The heart is one of the most incredible adaptations that life on our planet has ever seen! Communicative cells have been automated to signal the heart to constantly pump. Those signals can change the pace of the pumping depending on the environmental situation, without the need for conscious attention. Those signals are also sent to the muscles surrounding the branching vessels, and it’s the reason you can check your heart rate by simply touching a vein.

Naturally, a transport system that reaches all parts of the body is going to deliver more than just nutrients. Your communicative cells utilize the transport system by secreting chemical signals into it, we call those chemicals hormones. The transport is also going to pick up waste from cells to remove from the organism. You have a specific hormone that indicates to your kidneys, one of your blood-filtration organs, to hold onto or remove more water. When you have an excess of water, your body removes it by urinating.

Urinating doesn’t remove all waste and we know that sometimes invaders get into the transport system. There’s no need to worry, specialized web-like areas catch invaders and junk as the blood passes through. The defensive cells, also hanging out in the transport system, can then go to work. We call those web-like structures lymph nodes and the reason they swell when you’re sick is because they are literally catching invaders and defense cells.
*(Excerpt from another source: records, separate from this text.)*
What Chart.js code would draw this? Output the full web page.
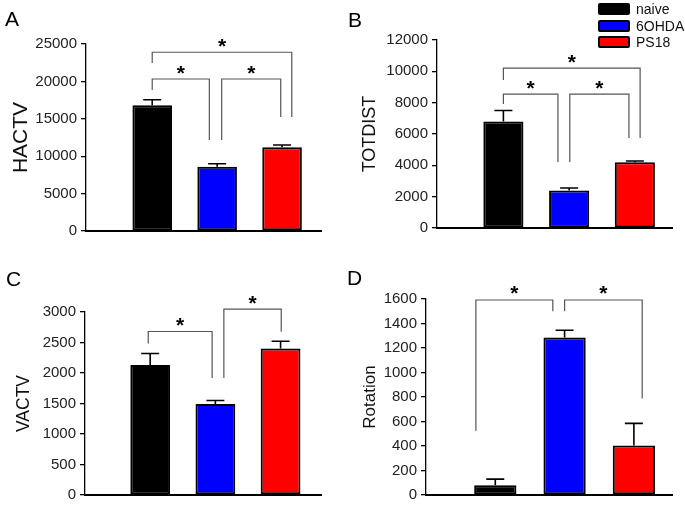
<!DOCTYPE html>
<html>
<head>
<meta charset="utf-8">
<script src="https://cdn.jsdelivr.net/npm/chart.js@4.4.0/dist/chart.umd.min.js"></script>
<style>
    body { margin: 0; background: #fff; width: 685px; height: 508px; overflow: hidden; position: relative; font-family: "Liberation Sans", Arial, sans-serif; }
    .panel { position: absolute; width: 342px; height: 254px; }
    .letter { position: absolute; font-size: 21px; line-height: 20px; color: #000; }
    #legend { position: absolute; left: 598px; top: 1px; font-size: 14px; color: #111; }
    .item { height: 16.5px; display: flex; align-items: center; }
    .box { width: 28px; height: 8px; border: 2px solid #000; border-radius: 2px; margin-right: 6px; }
</style>
</head>
<body>
<div class="panel" style="left:0;top:0"><canvas id="chartA" width="342" height="254"></canvas></div>
<div class="panel" style="left:342px;top:0"><canvas id="chartB" width="342" height="254"></canvas></div>
<div class="panel" style="left:0;top:254px"><canvas id="chartC" width="342" height="254"></canvas></div>
<div class="panel" style="left:342px;top:254px"><canvas id="chartD" width="342" height="254"></canvas></div>
<div class="letter" style="left:5px;top:9px">A</div>
<div class="letter" style="left:348px;top:10px">B</div>
<div class="letter" style="left:6px;top:269px">C</div>
<div class="letter" style="left:347px;top:268px">D</div>
<div id="legend"></div>
<script>
/*Groups*/
var groups = ['naive', '6OHDA', 'PS18'];
var groupColors = ['#000000', '#0000ff', '#ff0000'];
var groupX = [1, 2, 3];

/*Means and SEM*/
var hactvMean = [16800, 8600, 11200];
var hactvSem = [750, 400, 300];
var totdistMean = [6800, 2400, 4200];
var totdistSem = [700, 150, 80];
var vactvMean = [2130, 1490, 2400];
var vactvSem = [190, 60, 120];
var rotationMean = [80, 1285, 405];
var rotationSem = [50, 60, 180];

/*Y tick labels*/
var hactvTicks = [0, 5000, 10000, 15000, 20000, 25000];
var totdistTicks = [0, 2000, 4000, 6000, 8000, 10000, 12000];
var vactvTicks = [0, 500, 1000, 1500, 2000, 2500, 3000];
var rotationTicks = [0, 200, 400, 600, 800, 1000, 1200, 1400, 1600];

var fontFamily = '"Liberation Sans", Arial, sans-serif';

/*Error bars and significance brackets*/
var panelMarks = {
    id: 'panelMarks',
    afterDatasetsDraw: function (chart, args, opts) {
        var ctx = chart.ctx;
        var xs = chart.scales.x;
        var ys = chart.scales.y;
        var meta = chart.getDatasetMeta(0);
        var values = chart.data.datasets[0].data;
        ctx.save();
        ctx.strokeStyle = '#000';
        ctx.lineWidth = 1.6;
        meta.data.forEach(function (bar, i) {
            var top = ys.getPixelForValue(values[i].y);
            var tip = ys.getPixelForValue(values[i].y + opts.sem[i]);
            ctx.beginPath();
            ctx.moveTo(bar.x, top);
            ctx.lineTo(bar.x, tip);
            ctx.moveTo(bar.x - 9, tip);
            ctx.lineTo(bar.x + 9, tip);
            ctx.stroke();
        });
        ctx.strokeStyle = '#555';
        ctx.lineWidth = 1.2;
        ctx.fillStyle = '#000';
        ctx.font = 'bold 21px ' + fontFamily;
        ctx.textAlign = 'center';
        ctx.textBaseline = 'alphabetic';
        opts.brackets.forEach(function (b) {
            var x1 = xs.getPixelForValue(b.from);
            var x2 = xs.getPixelForValue(b.to);
            var y = ys.getPixelForValue(b.y);
            ctx.beginPath();
            ctx.moveTo(x1, ys.getPixelForValue(b.leg1));
            ctx.lineTo(x1, y);
            ctx.lineTo(x2, y);
            ctx.lineTo(x2, ys.getPixelForValue(b.leg2));
            ctx.stroke();
            ctx.fillText('*', (x1 + x2) / 2, y + 0.5);
        });
        ctx.restore();
    }
};

/*Build one panel*/
function makePanel(id, title, mean, sem, ticks, p) {
    var points = mean.map(function (v, i) { return { x: groupX[i], y: v }; });
    return new Chart(document.getElementById(id), {
        type: 'bar',
        data: {
            labels: groups,
            datasets: [{
                data: points,
                backgroundColor: groupColors,
                borderColor: '#000',
                borderWidth: 2,
                borderSkipped: false,
                barPercentage: 0.61,
                categoryPercentage: 1
            }]
        },
        options: {
            responsive: false,
            animation: false,
            layout: { padding: { left: 0, top: p.top, right: 342 - p.right, bottom: 254 - p.bottom } },
            plugins: {
                legend: { display: false },
                title: { display: false },
                tooltip: { enabled: false },
                panelMarks: { sem: sem, brackets: p.brackets }
            },
            scales: {
                x: {
                    type: 'linear',
                    min: p.xmin,
                    max: p.xmax,
                    offset: false,
                    ticks: { display: false, stepSize: 1, includeBounds: false },
                    grid: { display: false },
                    border: { display: true, color: '#000', width: 2 },
                    afterFit: function (scale) { scale.height = 0; }
                },
                y: {
                    min: ticks[0],
                    max: ticks[ticks.length - 1],
                    ticks: {
                        stepSize: ticks[1] - ticks[0],
                        color: '#222',
                        padding: 4,
                        font: { family: fontFamily, size: 15 },
                        callback: function (value) { return String(value); }
                    },
                    grid: { display: true, drawOnChartArea: false, drawTicks: true, tickLength: 5, color: '#000', lineWidth: 1.3 },
                    border: { display: true, color: '#000', width: 1.3 },
                    title: { display: true, text: title, color: '#111', font: { family: fontFamily, size: p.titleSize }, padding: { top: p.titlePad, bottom: 0 } },
                    afterFit: function (scale) { scale.width = p.left; }
                }
            }
        },
        plugins: [panelMarks]
    });
}

makePanel('chartA', 'HACTV', hactvMean, hactvSem, hactvTicks, {
    left: 86, top: 44, right: 321, bottom: 231, xmin: -0.02, xmax: 3.6, titlePad: 9, titleSize: 21,
    brackets: [
        { from: 1, to: 3.15, y: 23900, leg1: 22460, leg2: 15240 },
        { from: 1, to: 1.88, y: 20320, leg1: 18850, leg2: 12170 },
        { from: 2.07, to: 2.98, y: 20320, leg1: 12170, leg2: 15240 }
    ]
});
makePanel('chartB', 'TOTDIST', totdistMean, totdistSem, totdistTicks, {
    left: 95, top: 40, right: 330, bottom: 228, xmin: -0.01, xmax: 3.565, titlePad: 17, titleSize: 18,
    brackets: [
        { from: 1, to: 3.08, y: 10200, leg1: 9450, leg2: 5745 },
        { from: 1, to: 1.83, y: 8550, leg1: 7915, leg2: 4213 },
        { from: 2.01, to: 2.91, y: 8550, leg1: 4213, leg2: 5745 }
    ]
});
makePanel('chartC', 'VACTV', vactvMean, vactvSem, vactvTicks, {
    left: 85, top: 58, right: 321, bottom: 244, xmin: 0, xmax: 3.62, titlePad: 14, titleSize: 17.5,
    brackets: [
        { from: 0.97, to: 1.95, y: 2680, leg1: 2484, leg2: 1919 },
        { from: 2.13, to: 3.01, y: 3048, leg1: 1919, leg2: 2677 }
    ]
});
makePanel('chartD', 'Rotation', rotationMean, rotationSem, rotationTicks, {
    left: 84, top: 45, right: 330, bottom: 244, xmin: 0, xmax: 3.55, titlePad: 18, titleSize: 17,
    brackets: [
        { from: 0.72, to: 1.83, y: 1592, leg1: 524, leg2: 1500 },
        { from: 2.0, to: 3.12, y: 1592, leg1: 1500, leg2: 787 }
    ]
});

/*Legend*/
var html = '';
groups.forEach(function (g, i) {
    html += '<div class="item"><span class="box" style="background:' + groupColors[i] + '"></span>' + g + '</div>';
});
document.getElementById('legend').innerHTML = html;
</script>
</body>
</html>
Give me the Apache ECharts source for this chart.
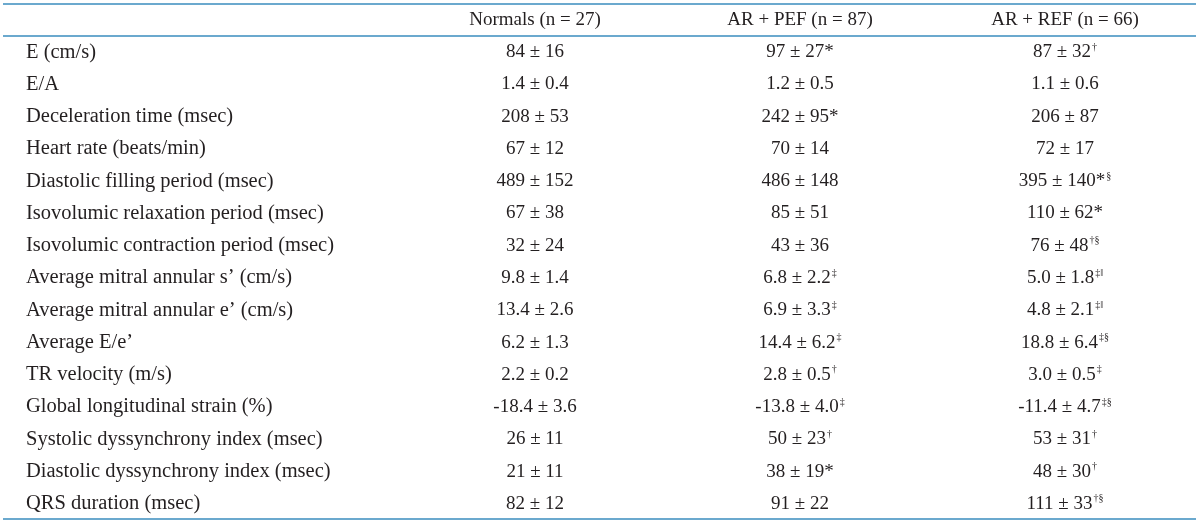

Your transport system is vital for you staying alive for several different reasons. It’s the road system of your body with over 25 trillion blood cells traveling throughout your body, picking up and dropping off nutrients and waste along the way. Next time you stop to listen to your heartbeat, I want you to think about how intricate and complex your circulatory system is. It’s easy to forget about since it will still work even when it’s not on your mind, but doesn’t that make even more amazing?